# Differences between 828xle & 1028xle



## Abcsnow (Dec 19, 2018)

Just bought a 1028 xle was wondering if their are differences between a 828xle which I also own.Both machines are 8 years old.


----------



## UNDERTAKER (Dec 30, 2013)

*More than likely just a different engine size. Anyhoo, ALOHA From The Paradise City. :smiley-rpg027::smiley-rpg027::smiley-rpg027::smiley-rpg027::smiley-rpg027:*


----------



## Abcsnow (Dec 19, 2018)

Let’s try to look beyond the obvious, there looks like there could be a difference in the diff, maybe drive & auger belt?


----------



## UNDERTAKER (Dec 30, 2013)

*Nope!!!!!!!!!!!!!!!! all running gear is the same!!!!!!!!!!!!!!!!!!!!*


----------



## Abcsnow (Dec 19, 2018)

Does this mean I could swap the 10hp on to the 8hp model simply by switching them?


----------



## tpenfield (Feb 24, 2015)

1028 xle - 828 xle = 200 xle 


so the difference is 2.00 . . . HP that is.


----------



## RedOctobyr (Mar 2, 2014)

Abcsnow said:


> Does this mean I could swap the 10hp on to the 8hp model simply by switching them?

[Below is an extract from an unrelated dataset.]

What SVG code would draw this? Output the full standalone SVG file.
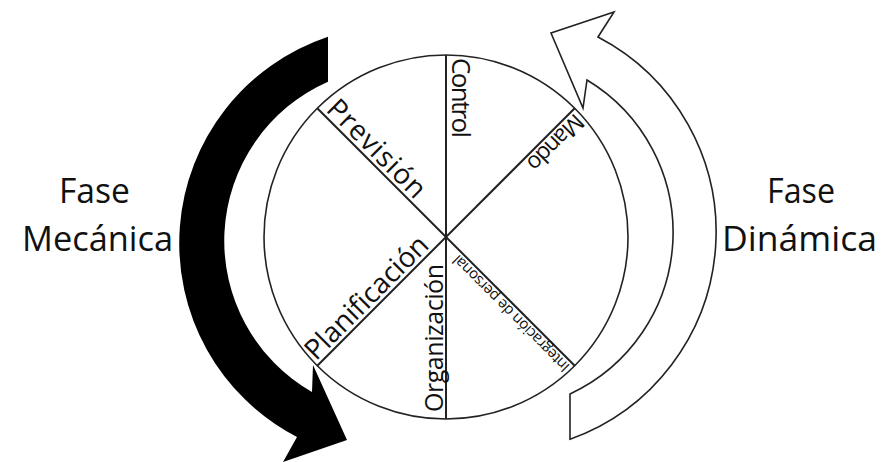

If you pull up the parts diagrams, you could check the part numbers for the engine pulleys, and the belts, for instance. If those match between the two machines (at least the belts; the pulleys might have to be different if the crankshaft diameters are different for the two engines), then perhaps you could just swap them. 

But if the two machines use different belts, then that might make a straight-swap less likely. Unless perhaps the only difference was something like crankshaft height, in which case maybe the belts could get swapped over as well, staying matched up with their engines.


----------



## Abcsnow (Dec 19, 2018)

switched moters last night, simple as that


----------



## paulm12 (May 22, 2015)

How about that , the guys were right !!! Glad to hear it worked out well. Post some pics when you get the chance.


----------



## Abcsnow (Dec 19, 2018)

Will I notice a difference between the two motors, maybe a little more guts at the end of the drive after the Plow has passed. The 8 worked good, but thought the 10 might have more authority, just thought I might change it up.


----------